Thursday 3 April 2008

Offsetting Abuse

Today sees the launch of a new scheme that could reduce the impact of state terror by up to 30%.

The government is to offset up to a third of atrocities committed in its dungeons and foreign wars, and up to a fifth of heinous acts, with a one-off Good Day on which contractors will pay subcontractors to employ staff to grin at pedestrians, distract motorists with friendly waves, and just be pleasant generally.

In specially selected areas, pensioners will be rendered to the theatre to see impresario Andrew Lloyd Webber’s new musical based on his own hit BBC 1 series How Do You Solve a Problem Like Maria?, and babies bombarded with coochie-coo noises.

Rights groups have been broadly supportive of the plan, which will cost the taxpayer nothing, providing that they are descended from a medieval warlord who conquered the land by fire and the sword 900 years ago.
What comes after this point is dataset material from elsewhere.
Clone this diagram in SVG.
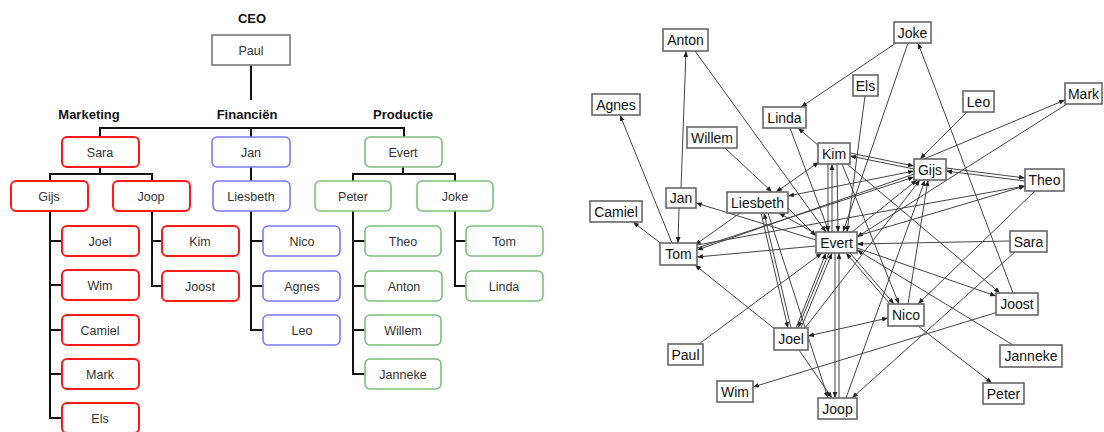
<svg xmlns="http://www.w3.org/2000/svg" width="1104" height="432" viewBox="0 0 1104 432">
<defs>
<style>
.lbl{font-family:"Liberation Sans",Arial,sans-serif;font-size:13px;font-weight:bold;fill:#111;text-anchor:middle}
.ot{font-family:"Liberation Sans",Arial,sans-serif;font-size:12.5px;fill:#333;text-anchor:middle}
.nt{font-family:"Liberation Sans",Arial,sans-serif;font-size:14px;fill:#111;text-anchor:middle}
.red{fill:#fff;stroke:#ff1a1a;stroke-width:2}
.blue{fill:#fff;stroke:#7a7aff;stroke-width:1.6}
.green{fill:#fff;stroke:#7cbf7c;stroke-width:1.6}
.gray{fill:#fff;stroke:#777;stroke-width:1.6}
.oc{stroke:#111;stroke-width:2;fill:none}
.nb{fill:#fff;stroke:#666;stroke-width:1.6}
.e{stroke:#444;stroke-width:1;fill:none;marker-end:url(#a)}
.d{stroke:#444;stroke-width:1;fill:none;marker-end:url(#a);marker-start:url(#a)}
</style>
<marker id="a" viewBox="0 0 6 6" refX="6" refY="3" markerWidth="6" markerHeight="6" markerUnits="userSpaceOnUse" orient="auto-start-reverse"><path d="M0,0.6 L6,3 L0,5.4z" fill="#222"/></marker>
</defs>
<rect width="1104" height="432" fill="#fff"/>

<!-- ORG CHART -->
<g id="org-connectors">
<path class="oc" d="M251,65 V100"/>
<path class="oc" d="M100,137 V128 H404 V137 M251,128 V137"/>
<path class="oc" d="M100,167 V174 M50,181 V174 H152 V181"/>
<path class="oc" d="M251,167 V181"/>
<path class="oc" d="M403,167 V174 M353,181 V174 H455 V181"/>
<path class="oc" d="M50,211 V418 H62 M50,241 H62 M50,285 H62 M50,330 H62 M50,374 H62"/>
<path class="oc" d="M152,211 V286 H162 M152,241 H162"/>
<path class="oc" d="M251,211 V330 H263 M251,241 H263 M251,286 H263"/>
<path class="oc" d="M353,211 V374 H365 M353,241 H365 M353,286 H365 M353,330 H365"/>
<path class="oc" d="M455,211 V286 H466 M455,241 H466"/>
</g>
<text class="lbl" x="252" y="23">CEO</text>
<text class="lbl" x="89" y="119">Marketing</text>
<text class="lbl" x="247" y="119">Financiën</text>
<text class="lbl" x="403" y="119">Productie</text>
<g id="o-paul"><rect class="gray" x="212" y="35" width="78" height="30"/><text class="ot" x="251" y="55">Paul</text></g>
<g id="o-sara"><rect class="red" x="62" y="137" width="77" height="30" rx="5"/><text class="ot" x="100" y="157">Sara</text></g>
<g id="o-jan"><rect class="blue" x="212" y="137" width="78" height="30" rx="5"/><text class="ot" x="251" y="157">Jan</text></g>
<g id="o-evert"><rect class="green" x="365" y="137" width="77" height="30" rx="5"/><text class="ot" x="403" y="157">Evert</text></g>
<g id="o-gijs"><rect class="red" x="11" y="181" width="77" height="30" rx="5"/><text class="ot" x="49" y="201">Gijs</text></g>
<g id="o-joop"><rect class="red" x="113" y="181" width="77" height="30" rx="5"/><text class="ot" x="151" y="201">Joop</text></g>
<g id="o-liesbeth"><rect class="blue" x="213" y="181" width="77" height="30" rx="5"/><text class="ot" x="251" y="201">Liesbeth</text></g>
<g id="o-peter"><rect class="green" x="315" y="181" width="76" height="30" rx="5"/><text class="ot" x="353" y="201">Peter</text></g>
<g id="o-joke"><rect class="green" x="417" y="181" width="76" height="30" rx="5"/><text class="ot" x="455" y="201">Joke</text></g>
<g id="o-joel"><rect class="red" x="62" y="226" width="77" height="30" rx="5"/><text class="ot" x="100" y="246">Joel</text></g>
<g id="o-wim"><rect class="red" x="62" y="270" width="77" height="30" rx="5"/><text class="ot" x="100" y="290">Wim</text></g>
<g id="o-camiel"><rect class="red" x="62" y="315" width="77" height="30" rx="5"/><text class="ot" x="100" y="335">Camiel</text></g>
<g id="o-mark"><rect class="red" x="62" y="359" width="77" height="30" rx="5"/><text class="ot" x="100" y="379">Mark</text></g>
<g id="o-els"><rect class="red" x="62" y="403" width="77" height="30" rx="5"/><text class="ot" x="100" y="423">Els</text></g>
<g id="o-kim"><rect class="red" x="162" y="226" width="77" height="30" rx="5"/><text class="ot" x="200" y="246">Kim</text></g>
<g id="o-joost"><rect class="red" x="162" y="271" width="77" height="30" rx="5"/><text class="ot" x="200" y="291">Joost</text></g>
<g id="o-nico"><rect class="blue" x="263" y="226" width="77" height="30" rx="5"/><text class="ot" x="302" y="246">Nico</text></g>
<g id="o-agnes"><rect class="blue" x="263" y="271" width="77" height="30" rx="5"/><text class="ot" x="302" y="291">Agnes</text></g>
<g id="o-leo"><rect class="blue" x="263" y="315" width="77" height="30" rx="5"/><text class="ot" x="302" y="335">Leo</text></g>
<g id="o-theo"><rect class="green" x="365" y="226" width="76" height="30" rx="5"/><text class="ot" x="403" y="246">Theo</text></g>
<g id="o-anton"><rect class="green" x="365" y="271" width="77" height="30" rx="5"/><text class="ot" x="404" y="291">Anton</text></g>
<g id="o-willem"><rect class="green" x="365" y="315" width="76" height="30" rx="5"/><text class="ot" x="403" y="335">Willem</text></g>
<g id="o-janneke"><rect class="green" x="365" y="359" width="76" height="30" rx="5"/><text class="ot" x="403" y="379">Janneke</text></g>
<g id="o-tom"><rect class="green" x="466" y="226" width="77" height="30" rx="5"/><text class="ot" x="504" y="246">Tom</text></g>
<g id="o-linda"><rect class="green" x="466" y="271" width="77" height="30" rx="5"/><text class="ot" x="504" y="291">Linda</text></g>

<!-- NETWORK -->
<g id="connectors">
<line class="e" x1="681" y1="188" x2="686" y2="51"/>
<line class="e" x1="695" y1="51" x2="826" y2="232"/>
<line class="e" x1="672" y1="243" x2="620" y2="115"/>
<line class="e" x1="896" y1="43" x2="801" y2="107"/>
<line class="e" x1="725" y1="148" x2="772" y2="192"/>
<line class="d" x1="819" y1="162" x2="776" y2="192"/>
<line class="e" x1="819" y1="146" x2="798" y2="128"/>
<line class="e" x1="790" y1="128" x2="829" y2="232"/>
<line class="e" x1="679" y1="208" x2="678" y2="243"/>
<line class="e" x1="816" y1="240" x2="696" y2="203"/>
<line class="e" x1="663" y1="245" x2="633" y2="222"/>
<line class="e" x1="699" y1="344" x2="822" y2="253"/>
<line class="e" x1="776" y1="330" x2="695" y2="265"/>
<line class="e" x1="998" y1="312" x2="753" y2="387"/>
<line class="e" x1="799" y1="350" x2="832" y2="398"/>
<line class="d" x1="808" y1="336" x2="888" y2="318"/>
<line class="e" x1="835" y1="253" x2="835" y2="398"/>
<line class="e" x1="839" y1="398" x2="839" y2="253"/>
<line class="e" x1="1010" y1="241" x2="857" y2="244"/>
<line class="e" x1="1015" y1="252" x2="852" y2="398"/>
<line class="e" x1="918" y1="326" x2="992" y2="383"/>
<line class="e" x1="1013" y1="345" x2="857" y2="250"/>
<line class="e" x1="857" y1="248" x2="996" y2="296"/>
<line class="e" x1="1013" y1="293" x2="918" y2="43"/>
<line class="e" x1="1035" y1="191" x2="918" y2="304"/>
<line class="e" x1="924" y1="159" x2="1065" y2="100"/>
<line class="e" x1="967" y1="112" x2="920" y2="159"/>
<line class="e" x1="1067" y1="104" x2="857" y2="237"/>
<line class="e" x1="865" y1="96" x2="847" y2="232"/>
<line class="e" x1="908" y1="43" x2="843" y2="232"/>
<line class="e" x1="850" y1="153" x2="914" y2="166"/>
<line class="e" x1="914" y1="169" x2="850" y2="156"/>
<line class="e" x1="946" y1="168" x2="1025" y2="178"/>
<line class="e" x1="1025" y1="181" x2="946" y2="171"/>
<line class="e" x1="832" y1="232" x2="832" y2="164"/>
<line class="e" x1="828" y1="164" x2="828" y2="232"/>
<line class="e" x1="837" y1="164" x2="838" y2="232"/>
<line class="e" x1="842" y1="164" x2="899" y2="304"/>
<line class="e" x1="847" y1="164" x2="1000" y2="293"/>
<line class="e" x1="740" y1="213" x2="695" y2="245"/>
<line class="e" x1="914" y1="174" x2="697" y2="250"/>
<line class="e" x1="816" y1="246" x2="697" y2="257"/>
<line class="e" x1="761" y1="213" x2="788" y2="328"/>
<line class="e" x1="791" y1="328" x2="764" y2="213"/>
<line class="e" x1="768" y1="213" x2="828" y2="398"/>
<line class="e" x1="816" y1="234" x2="779" y2="213"/>
<line class="d" x1="914" y1="171" x2="788" y2="196"/>
<line class="e" x1="796" y1="328" x2="826" y2="253"/>
<line class="e" x1="801" y1="328" x2="832" y2="253"/>
<line class="e" x1="829" y1="253" x2="798" y2="328"/>
<line class="e" x1="805" y1="328" x2="920" y2="180"/>
<line class="e" x1="852" y1="232" x2="917" y2="180"/>
<line class="e" x1="908" y1="304" x2="928" y2="180"/>
<line class="e" x1="850" y1="253" x2="894" y2="304"/>
<line class="e" x1="890" y1="304" x2="846" y2="253"/>
<line class="e" x1="857" y1="236" x2="1025" y2="186"/>
<line class="e" x1="846" y1="398" x2="925" y2="180"/>
<line class="e" x1="697" y1="248" x2="914" y2="177"/>
<line class="e" x1="788" y1="208" x2="816" y2="236"/>
<line class="e" x1="697" y1="245" x2="1025" y2="186"/>
</g>

<g id="n-anton"><rect class="nb" x="663" y="29" width="45" height="22"/><text class="nt" x="685.5" y="45">Anton</text></g>
<g id="n-joke"><rect class="nb" x="894" y="22" width="37" height="21"/><text class="nt" x="912.5" y="38">Joke</text></g>
<g id="n-els"><rect class="nb" x="853" y="75" width="25" height="21"/><text class="nt" x="865.5" y="91">Els</text></g>
<g id="n-leo"><rect class="nb" x="963" y="91" width="31" height="21"/><text class="nt" x="978.5" y="107">Leo</text></g>
<g id="n-mark"><rect class="nb" x="1065" y="83" width="37" height="21"/><text class="nt" x="1083.5" y="99">Mark</text></g>
<g id="n-agnes"><rect class="nb" x="592" y="94" width="48" height="21"/><text class="nt" x="616" y="110">Agnes</text></g>
<g id="n-linda"><rect class="nb" x="763" y="107" width="43" height="21"/><text class="nt" x="784.5" y="123">Linda</text></g>
<g id="n-willem"><rect class="nb" x="687" y="127" width="50" height="21"/><text class="nt" x="712" y="143">Willem</text></g>
<g id="n-kim"><rect class="nb" x="818" y="143" width="32" height="21"/><text class="nt" x="834" y="159">Kim</text></g>
<g id="n-gijs"><rect class="nb" x="914" y="159" width="32" height="21"/><text class="nt" x="930" y="175">Gijs</text></g>
<g id="n-theo"><rect class="nb" x="1025" y="169" width="39" height="22"/><text class="nt" x="1044.5" y="185">Theo</text></g>
<g id="n-jan"><rect class="nb" x="666" y="188" width="30" height="20"/><text class="nt" x="681" y="203">Jan</text></g>
<g id="n-liesbeth"><rect class="nb" x="727" y="192" width="61" height="21"/><text class="nt" x="757.5" y="208">Liesbeth</text></g>
<g id="n-camiel"><rect class="nb" x="590" y="201" width="52" height="21"/><text class="nt" x="616" y="217">Camiel</text></g>
<g id="n-evert"><rect class="nb" x="816" y="232" width="41" height="21"/><text class="nt" x="836.5" y="248">Evert</text></g>
<g id="n-sara"><rect class="nb" x="1010" y="231" width="37" height="21"/><text class="nt" x="1028.5" y="247">Sara</text></g>
<g id="n-tom"><rect class="nb" x="660" y="243" width="37" height="22"/><text class="nt" x="678.5" y="259">Tom</text></g>
<g id="n-joost"><rect class="nb" x="996" y="293" width="42" height="22"/><text class="nt" x="1017" y="309">Joost</text></g>
<g id="n-nico"><rect class="nb" x="888" y="304" width="36" height="22"/><text class="nt" x="906" y="320">Nico</text></g>
<g id="n-joel"><rect class="nb" x="774" y="328" width="34" height="22"/><text class="nt" x="791" y="344">Joel</text></g>
<g id="n-paul"><rect class="nb" x="668" y="344" width="35" height="21"/><text class="nt" x="685.5" y="360">Paul</text></g>
<g id="n-janneke"><rect class="nb" x="1000" y="345" width="62" height="22"/><text class="nt" x="1031" y="361">Janneke</text></g>
<g id="n-wim"><rect class="nb" x="717" y="381" width="36" height="21"/><text class="nt" x="735" y="397">Wim</text></g>
<g id="n-peter"><rect class="nb" x="983" y="383" width="41" height="21"/><text class="nt" x="1003.5" y="399">Peter</text></g>
<g id="n-joop"><rect class="nb" x="818" y="398" width="39" height="21"/><text class="nt" x="837.5" y="414">Joop</text></g>
</svg>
It is estimated that the suffering of ten thousand people inadvertently robbed, rent limb from limb, or kidnapped and held without trial in secret torture-jails could be offset in this way over the course of a single day’s kindliness.

Speaking at a dinner for rich and important folk from all over the world, Prime Minister Gordon Campbell described the Offsetting Wrongness bill as the single most nice thing he knows, and its effects as nothing short of affable.